Friday Five: Five ways to stay warm this winter (Southern hemisphere ftw!)

It’s freaking cold. I do not approve. I read a lot of blogs and content from you lucky Northern Hemisphere peeps about summer and stuff to do when it’s warm and getting outside. It’s great, and come November you’d better believe I’ll be putting those ideas into practice, but right now the idea of frolicking outside is, much of the time, for crazy people. It’s cold, it’s dark, I do not want to get out of bed in the morning because as soon as I put a part of a limb outside my duvet-and-all-the-blankets cocoon, I am reminded that the rest of the world is not as warm as my bed. At work, lots of people are bringing in hot water bottles and one woman even has an electric blanket draped over her chair (to be fair, it’s yet another bad thing at my work that the heating is currently buggered). So to stay positive, and to get a bit Southern Hemisphere Represent (yo) up in here, I give you five great things to do to stay warm.

Hot water bottle

An oldie, but a goodie- especially as it’s an excellent excuse to make yourself a funky hot water bottle cover. “No, that’s definitely MY hottie, look, it’s got up to look like a penguin. Or if waterfowl aren’t your thing, perhaps you’d prefer a Hot Water TARDIS? Or how about a simple beginner’s cozy?

Thermals!

From flanelette bed sheets to merino leggings, thermals are all kinds of awesome. I only discovered them after moving to New Zealand- winter sheets, in particular, were a revelation being used as I was to freezing in cotton sheets until they warmed up. Best of all, they allow me to continue to wear some of my favourite dresses throughout the year, meaning I can have a smaller wardrobe of clothes (very useful when you’re trying to declutter).

A muff

So toasty warm, so vintage, the muff- also known as a smitten- is a super-elegant way to keep your hands warm…and if you’re a giant sap you can also use it to hold hands with your beloved when you’re out and about.

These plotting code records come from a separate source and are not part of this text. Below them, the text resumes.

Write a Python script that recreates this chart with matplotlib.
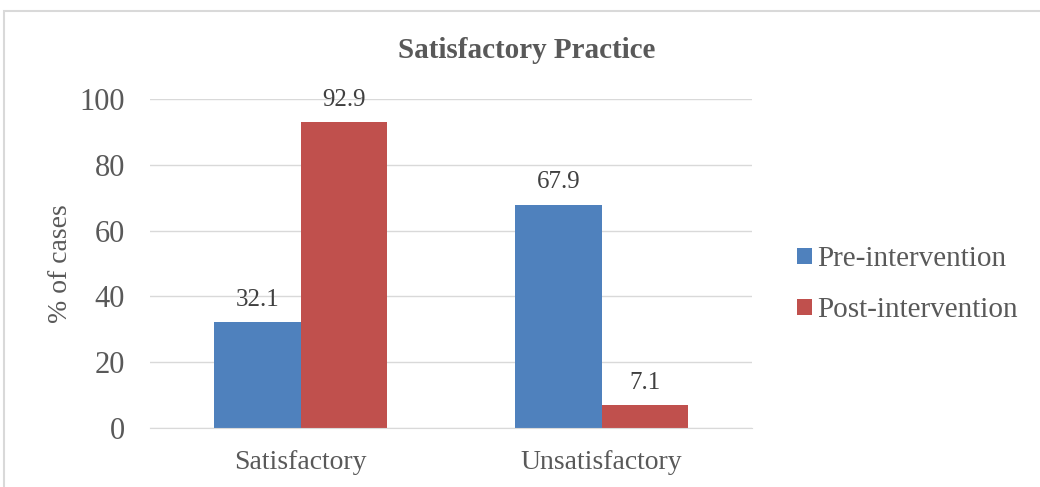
import matplotlib.pyplot as plt
import numpy as np
from matplotlib.patches import Rectangle

categories = ["Satisfactory", "Unsatisfactory"]
pre = [32.1, 67.9]
post = [92.9, 7.1]
series_names = ["Pre-intervention", "Post-intervention"]

plt.rcParams['font.family'] = ['Liberation Serif', 'DejaVu Serif']
grey = '#595959'

fig = plt.figure(figsize=(10.4, 4.87), dpi=100)
# chart border (cropped at right and bottom)
fig.patches.append(Rectangle((4/1040, -0.1), 1.1, 1 - 11/487 + 0.1, transform=fig.transFigure,
                             fill=False, edgecolor='#d9d9d9', linewidth=1.5))

ax = fig.add_axes([150/1040, 59/487, 602/1040, 329/487])
x = np.arange(len(categories))
w = 0.286
b1 = ax.bar(x - w/2, pre, w, color='#4F81BD', label=series_names[0])
b2 = ax.bar(x + w/2, post, w, color='#C0504D', label=series_names[1])

for bars in (b1, b2):
    for r in bars:
        ax.annotate(f"{r.get_height():.1f}", (r.get_x() + r.get_width()/2, r.get_height()),
                    xytext=(0, 8), textcoords='offset points', ha='center', va='bottom',
                    fontsize=18, color='#404040')

ax.set_xlim(-0.5, 1.5)
ax.set_ylim(0, 100)
ax.set_yticks(range(0, 101, 20))
ax.set_xticks(x, categories)
ax.grid(axis='y', color='#d9d9d9', linewidth=1)
ax.set_axisbelow(True)
for s in ['top', 'right', 'left']:
    ax.spines[s].set_visible(False)
ax.spines['bottom'].set_color('#d9d9d9')
ax.tick_params(axis='y', length=0, labelsize=22, labelcolor=grey, pad=18)
ax.tick_params(axis='x', length=0, labelsize=20, labelcolor=grey, pad=16)
ax.set_ylabel("% of cases", fontsize=20, color=grey, labelpad=5)

# title is centred on the whole chart area, not on the plot
fig.text(527/1040, 1 - 50/487, "Satisfactory Practice", fontsize=21, fontweight='bold',
         color=grey, ha='center', va='center')

ax.legend(loc='center left', bbox_to_anchor=(1.075, 0.435), frameon=False, fontsize=21,
          labelcolor=grey, handlelength=0.5, handleheight=0.5, handletextpad=0.2,
          labelspacing=0.85, borderpad=0, borderaxespad=0)

plt.savefig('out.png', dpi=100)
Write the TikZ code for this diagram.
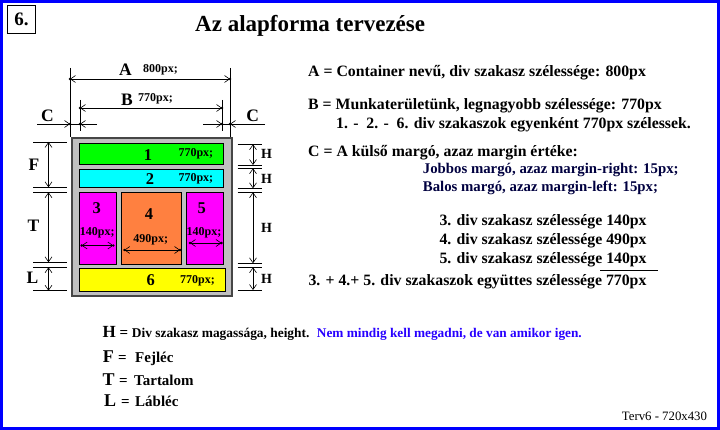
\documentclass[tikz,border=0pt]{standalone}
\usepackage{fontspec}
\setmainfont{Liberation Serif}
\usetikzlibrary{arrows.meta}
\definecolor{frameblue}{RGB}{0,0,255}
\definecolor{boxgreen}{RGB}{0,255,0}
\definecolor{boxcyan}{RGB}{0,255,255}
\definecolor{boxmag}{RGB}{255,0,255}
\definecolor{boxorange}{RGB}{255,128,64}
\definecolor{boxyellow}{RGB}{255,255,0}
\definecolor{contgray}{RGB}{192,192,192}
\definecolor{contedge}{RGB}{70,70,70}
\definecolor{navy}{RGB}{0,0,64}
\definecolor{legblue}{RGB}{40,0,255}
\newcommand{\myfs}[1]{\fontsize{#1}{#1}\selectfont}
\tikzset{
  mybarb/.tip={Straight Barb[length=5pt,width=7pt,line width=0.6pt]},
  txt/.style={inner sep=0pt, anchor=base west, font=\bfseries\myfs{15.8}},
  bx/.style={draw=black, line width=0.8pt, inner sep=0pt, anchor=north west},
  dim/.style={line width=0.8pt, mybarb-mybarb},
  ext/.style={line width=0.8pt},
  plab/.style={inner sep=0pt, anchor=base, font=\bfseries\myfs{12}},
  nlab/.style={inner sep=0pt, anchor=base, font=\bfseries\myfs{16.5}},
  dlab/.style={inner sep=0pt, anchor=base, font=\bfseries\myfs{17.5}},
  hlab/.style={inner sep=0pt, anchor=base west, font=\bfseries\myfs{14}},
}
\begin{document}
\begin{tikzpicture}[x=1pt,y=-1pt]
\useasboundingbox (0,0) rectangle (720,430);
\fill[white] (0,0) rectangle (720,430);
\draw[frameblue, line width=3pt] (1.5,1.5) rectangle (718.5,428.5);

% number box and title
\node[draw=black, line width=1pt, minimum width=28pt, minimum height=28pt, anchor=north west, inner sep=0pt, font=\bfseries\myfs{19}] (num) at (7,5) {6.};
\node[txt, font=\bfseries\myfs{23}] (title) at (195,32) {Az alapforma tervezése};

% extension lines
\coordinate (aL) at (70,79); \coordinate (aR) at (230,79);
\coordinate (bL) at (80,108); \coordinate (bR) at (222,108);
\draw[ext] (70,68) -- (70,137);
\draw[ext] (230,68) -- (230,137);
\draw[ext] (80,100) -- (80,131);
\draw[ext] (222,100) -- (222,131);
% A and B dimensions
\draw[dim] (aL) -- (aR);
\draw[dim] (bL) -- (bR);
\foreach \p in {aL,aR,bL,bR} \fill (\p) circle (1.3pt);
\node[dlab] (la) at (125.5,76) {A};
\node[plab, anchor=base west] (la2) at (143,72.7) {800px;};
\node[dlab] (lb) at (127,106) {B};
\node[plab, anchor=base west] (lb2) at (138,101.7) {770px;};
% C dimensions
\coordinate (c1) at (37,124); \coordinate (c2) at (70,124);
\coordinate (c3) at (80,124); \coordinate (c4) at (97,124);
\coordinate (c5) at (203,124); \coordinate (c6) at (222,124);
\coordinate (c7) at (230,124); \coordinate (c8) at (265,124);
\draw[ext] (c2) -- (c3);
\draw[ext,-mybarb] (c1) -- (c2);
\draw[ext,-mybarb] (c4) -- (c3);
\draw[ext] (c6) -- (c7);
\draw[ext,-mybarb] (c5) -- (c6);
\draw[ext,-mybarb] (c8) -- (c7);
\foreach \p in {c2,c3,c6,c7} \fill (\p) circle (1.3pt);
\node[dlab] (lc1) at (47.5,121.7) {C};
\node[dlab] (lc2) at (252.8,121.7) {C};

% container and boxes
\node[draw=contedge, fill=contgray, line width=1.8pt, minimum width=160pt, minimum height=158pt, anchor=north west, inner sep=0pt] (cont) at (71,137) {};
\node[bx, fill=boxgreen, minimum width=144pt, minimum height=21pt] (b1) at (79.3,143.3) {};
\node[bx, fill=boxcyan, minimum width=144pt, minimum height=18pt] (b2) at (79.3,169.3) {};
\node[bx, fill=boxmag, minimum width=36.5pt, minimum height=72pt] (b3) at (79.3,192.3) {};
\node[bx, fill=boxorange, minimum width=59.5pt, minimum height=72pt] (b4) at (121.3,192.3) {};
\node[bx, fill=boxmag, minimum width=36.5pt, minimum height=72pt] (b5) at (186.3,192.3) {};
\node[bx, fill=boxyellow, minimum width=146.6pt, minimum height=23.3pt] (b6) at (78.7,268) {};

\node[nlab] (n1) at (148,160.7) {1};
\node[plab, anchor=base west] (p1) at (178.3,156.7) {770px;};
\node[nlab] (n2) at (150,185) {2};
\node[plab, anchor=base west] (p2) at (178.3,181.7) {770px;};
\node[nlab] (n3) at (96.7,213.3) {3};
\node[plab] (p3) at (97.3,236) {140px;};
\node[nlab] (n4) at (149,219.3) {4};
\node[plab] (p4) at (150.7,242.7) {490px;};
\node[nlab] (n5) at (201.7,213.3) {5};
\node[plab] (p5) at (204,236) {140px;};
\node[nlab] (n6) at (150.7,285.3) {6};
\node[plab, anchor=base west] (p6) at (180,283.3) {770px;};

% width arrows in boxes 3,4,5
\coordinate (w3a) at (81.7,245.5); \coordinate (w3b) at (113.3,245.5);
\coordinate (w4a) at (124.3,250); \coordinate (w4b) at (180,250);
\coordinate (w5a) at (190,243); \coordinate (w5b) at (221.5,243);
\draw[dim] (w3a) -- (w3b);
\draw[dim] (w4a) -- (w4b);
\draw[dim] (w5a) -- (w5b);
\foreach \p in {w3a,w3b,w4a,w4b,w5a,w5b} \fill (\p) circle (1.3pt);

% left F/T/L dimensions
\foreach \yy in {142,187.3,192.3,262.3,267.3,290.7} \draw[ext] (33,\yy) -- (67,\yy);
\coordinate (f1) at (48.5,142); \coordinate (f2) at (48.5,187.3);
\coordinate (t1) at (48.5,192.3); \coordinate (t2) at (48.5,262.3);
\coordinate (l1) at (48.5,267.3); \coordinate (l2) at (48.5,290.7);
\draw[dim] (f1) -- (f2);
\draw[dim] (t1) -- (t2);
\draw[dim] (l1) -- (l2);
\node[dlab] (lf) at (34,171) {F};
\node[dlab] (lt) at (33.5,231.7) {T};
\node[dlab] (ll) at (32.5,283.3) {L};

% right H dimensions
\foreach \yy in {144.3,165,168.3,188.3,192.3,263.3,267.3,290} \draw[ext] (237.7,\yy) -- (262.3,\yy);
\coordinate (h1) at (253,144.3); \coordinate (h2) at (253,165);
\coordinate (h3) at (253,168.3); \coordinate (h4) at (253,188.3);
\coordinate (h5) at (253,192.3); \coordinate (h6) at (253,263.3);
\coordinate (h7) at (253,267.3); \coordinate (h8) at (253,290);
\draw[dim] (h1) -- (h2);
\draw[dim] (h3) -- (h4);
\draw[dim] (h5) -- (h6);
\draw[dim] (h7) -- (h8);
\node[hlab] (hh1) at (261,159) {H};
\node[hlab] (hh2) at (261,183.3) {H};
\node[hlab] (hh3) at (261,232.5) {H};
\node[hlab] (hh4) at (261,283.3) {H};

% right-hand text
\node[txt] (ra) at (308,76.7) {A = Container nevű, div szakasz szélessége: 800px};
\node[txt] (rb) at (308,109.3) {B = Munkaterületünk, legnagyobb szélessége: 770px};
\node[txt] (rb2) at (336,128.3) {1. -\ \ 2. -\ \ 6. div szakaszok egyenként 770px szélessek.};
\node[txt] (rc) at (308,156.7) {C = A külső margó, azaz margin értéke:};
\node[txt, font=\bfseries\myfs{14.8}, text=navy] (rc1) at (422.7,173.3) {Jobbos margó, azaz margin-right: 15px;};
\node[txt, font=\bfseries\myfs{14.8}, text=navy] (rc2) at (422.7,191.7) {Balos margó, azaz margin-left: 15px;};
\node[txt] (r3) at (439.3,226) {3. div szakasz szélessége 140px};
\node[txt] (r4) at (439.3,244.3) {4. div szakasz szélessége 490px};
\node[txt] (r5) at (439.3,263.3) {5. div szakasz szélessége 140px};
\coordinate (u1) at (600,270.7); \coordinate (u2) at (658,270.7);
\draw[ext] (u1) -- (u2);
\node[txt] (rs) at (308.3,286) {3. + 4.+ 5. div szakaszok együttes szélessége 770px};

% legend
\node[txt, font=\bfseries\myfs{17}] (gh) at (102.5,337.3) {H};
\node[txt, font=\bfseries\myfs{15}] (gheq) at (119.5,337.3) {=};
\node[txt, font=\bfseries\myfs{13.4}] (gh2) at (131.7,337.3) {Div szakasz magassága, height.};
\node[txt, font=\bfseries\myfs{13.3}, text=legblue] (gblue) at (316.7,337.3) {Nem mindig kell megadni, de van amikor igen.};
\node[txt, font=\bfseries\myfs{18}] (gf) at (102.7,362.7) {F};
\node[txt, font=\bfseries\myfs{15}] (gfeq) at (118,362.7) {=};
\node[txt, font=\bfseries\myfs{15}] (gf2) at (135,362.7) {Fejléc};
\node[txt, font=\bfseries\myfs{18}] (gt) at (102.5,385) {T};
\node[txt, font=\bfseries\myfs{15}] (gteq) at (119,385) {=};
\node[txt, font=\bfseries\myfs{15}] (gt2) at (134,385) {Tartalom};
\node[txt, font=\bfseries\myfs{18}] (gl) at (104,406.7) {L};
\node[txt, font=\bfseries\myfs{15}] (gleq) at (121,406.7) {=};
\node[txt, font=\bfseries\myfs{15}] (gl2) at (135,406.7) {Lábléc};
\node[txt, font=\myfs{12.8}] (terv) at (621.7,420.3) {Terv6 - 720x430};
\end{tikzpicture}
\end{document}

I have a purple faux fur one, and it always adds a little vintage super-spy strut to my step when I wear it. If you’re in Wellington and sew, I’d highly recommend the Dreamstress School of Sewing- and this winter the lovely Leimomi is running a Make a Muff class. Or you could always knit/crochet one like this Tiny Violet Hand Puff from Tiny Owl Knits (can you even? Gorgeous). Or you could just find one from Etsy. I mean, this winter wonderland one is rather over the top, but how about something like this 1940s/50s style one– wear it with a vintage dress and imagine you’re an extra in White Christmas. Of course, that pin-up style isn’t everyone’s thing, which brings me on to the other kind of muff (no, not that kind of muff):

Ear muffs!

A couple of years back, I was part of a team for the 48 hour film festival, taking on the role of props chinchilla (this is what happens when I mishear what someone says). While out grabbing things for the film, a friend and I stumbled upon sets of furry earmuffs. On a whim, we bought them. It turned out to be one of the best decisions we made that day. There was already a chill in the air, but after 3 or 4 hours outside in a nature reserve, we were seriously freezing- the earmuffs proved to be an absolute life saver. And there are so many different styles! From Nordic embroidered ones to Hayao Miyazaki-inspired soot sprite ear muffs,  to full on Katamari Damacy ones, there’s bound to be a pair out there to suit you. 

Snuggling

Well obviously. What can I say? The Best Beloved is visiting this weekend, and I plan to take full advantage of it (it helps that he runs hot). If you’re in a relationship (or even if you have a friend who is as cold this winter as you are), snuggles are the best and winter is an excellent excuse for them. Not that you need an excuse.

What about you? What are you favourite ways to stay warm?